Charles E. Frinch rattled out a nice short story here, one of an Everyman we can all associate with in some way, a man who has had it with the world he’s found himself in. But the drama isn’t only about him ordering a good engine (that he cannot afford) and flicking out his new wiring diagram, no. There is wonderful tension in other places. It’s well worth the pull for a quick read, and you can get it HERE.
The Man Who Hated Mars
Gordon Randall Garrett popped out this dark little short, a story about a convict on Mars. And unlike those who can find beauty in the wonders of a new planet, Ron Clayton is not one of those men. Big, brutish, and stupid, he only wants off Mars. It’s cold, the air is thin and the beer (because of the thin air) flat (nice touch). He can’t stand it. He want’s off. But as a convict, that isn’t happening.

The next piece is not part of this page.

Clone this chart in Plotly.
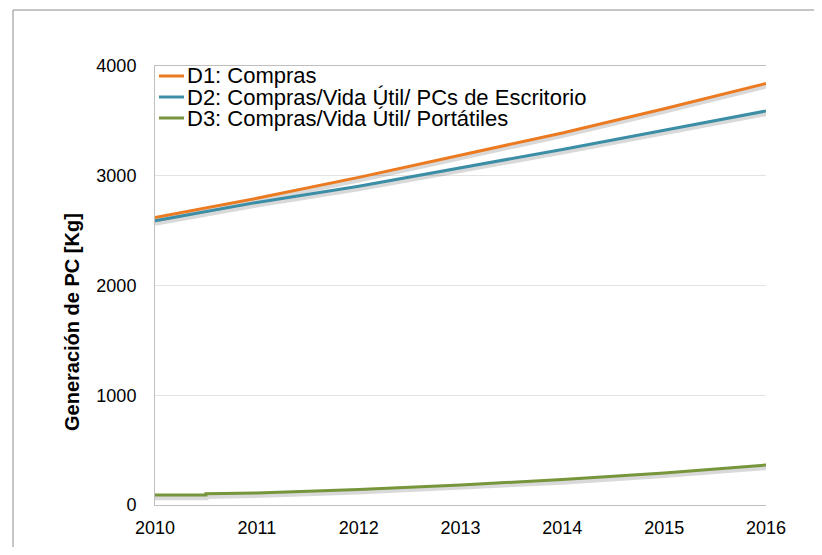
import plotly.graph_objects as go

# ---- data ----
years = [2010, 2011, 2012, 2013, 2014, 2015, 2016]
d1_compras = [2620, 2795, 2985, 3185, 3390, 3610, 3840]
d2_escritorio = [2590, 2757, 2905, 3070, 3240, 3415, 3590]
d3_years = [2010, 2010.5, 2010.5, 2011, 2012, 2013, 2014, 2015, 2016]
d3_portatiles = [90, 90, 102, 110, 142, 182, 232, 292, 364]

series_names = [
    "D1: Compras",
    "D2: Compras/Vida Útil/ PCs de Escritorio",
    "D3: Compras/Vida Útil/ Portátiles",
]
series_colors = ["#EB7A21", "#3B8EA5", "#77953A"]
y_ticks = [0, 1000, 2000, 3000, 4000]
x_ticks = years
y_title = "Generación de PC [Kg]"

FONT = "Liberation Sans, Arial, sans-serif"
OFF = 8  # page body margin
W, H = 814, 539
# plot area in reference pixel coords: x 155..766, y 66..505
L_REF, R_REF, T_REF, B_REF = 155, 766, 66, 505
ML, MT = L_REF - OFF, T_REF - OFF
MR, MB = W - (R_REF - OFF), H - (B_REF - OFF)
PW, PH = R_REF - L_REF, B_REF - T_REF

def px_x(x):
    return (x - L_REF) / PW

def px_y(y):
    return (B_REF - y) / PH

series = [
    (years, d1_compras),
    (years, d2_escritorio),
    (d3_years, d3_portatiles),
]

fig = go.Figure()
shadow_offset = 24
for (xs, ys), name, color in zip(series, series_names, series_colors):
    fig.add_trace(go.Scatter(
        x=xs, y=[v - shadow_offset for v in ys], mode="lines",
        line=dict(color="rgba(0,0,0,0.15)", width=5),
        hoverinfo="skip", showlegend=False,
    ))
    fig.add_trace(go.Scatter(
        x=xs, y=ys, mode="lines", name=name,
        line=dict(color=color, width=3),
        showlegend=False,
    ))

# legend drawn as annotations + sample lines
legend_rows_px = [76, 97, 118]
for name, color, ry in zip(series_names, series_colors, legend_rows_px):
    fig.add_shape(type="line", xref="paper", yref="paper",
                  x0=px_x(159), x1=px_x(184), y0=px_y(ry), y1=px_y(ry),
                  line=dict(color=color, width=3))
    fig.add_annotation(text=name, xref="paper", yref="paper",
                       x=px_x(185), y=px_y(ry), xanchor="left", yanchor="middle",
                       showarrow=False, font=dict(family=FONT, size=22, color="#000000"))

# y-axis title
fig.add_annotation(text="<b>" + y_title + "</b>", xref="paper", yref="paper",
                   x=px_x(72), y=px_y(322), xanchor="center", yanchor="middle",
                   textangle=-90, showarrow=False,
                   font=dict(family=FONT, size=20, color="#000000"))

# outer border (left and top)
fig.add_shape(type="line", xref="paper", yref="paper",
              x0=px_x(13), x1=px_x(13), y0=px_y(560), y1=px_y(10),
              line=dict(color="#8c8c8c", width=1))
fig.add_shape(type="line", xref="paper", yref="paper",
              x0=px_x(13), x1=px_x(830), y0=px_y(10), y1=px_y(10),
              line=dict(color="#8c8c8c", width=1))

fig.update_layout(
    width=W, height=H,
    margin=dict(l=ML, r=MR, t=MT, b=MB, autoexpand=False),
    paper_bgcolor="white", plot_bgcolor="white",
    font=dict(family=FONT, size=18, color="#000000"),
    showlegend=False,
)
fig.update_xaxes(
    range=[2010, 2016], tickvals=x_ticks, ticktext=[str(v) for v in x_ticks],
    showgrid=False, zeroline=False, automargin=False,
    showline=True, linecolor="#bfbfbf", linewidth=1, mirror=True,
    ticks="", ticklabelstandoff=6,
    tickfont=dict(family=FONT, size=18, color="#000000"),
)
fig.update_yaxes(
    range=[0, 4000], tickvals=y_ticks,
    showgrid=True, gridcolor="#e3e3e3", gridwidth=1, zeroline=False, automargin=False,
    showline=True, linecolor="#bfbfbf", linewidth=1,
    ticks="", ticklabelstandoff=14,
    tickfont=dict(family=FONT, size=18, color="#000000"),
)

fig.write_html("out.html")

So Ron is going to make it happen. And he doesn’t care who he will have to kill to pull it off.
For the fifties, this must have been a very dark tale. Even jaded as we are, I gotta give Garrett credit for coming out with this grim yarn. Best is the ironic end where… no, I won’t spoil it for you. You’ll have to see how it works out for him. Check it out HERE.
Anyway, two good stories for avid readers who aren’t afraid of reading tales from another time. And what’s the risk? Free and short. The only way I could make it easier for you is if I came over and read them to you.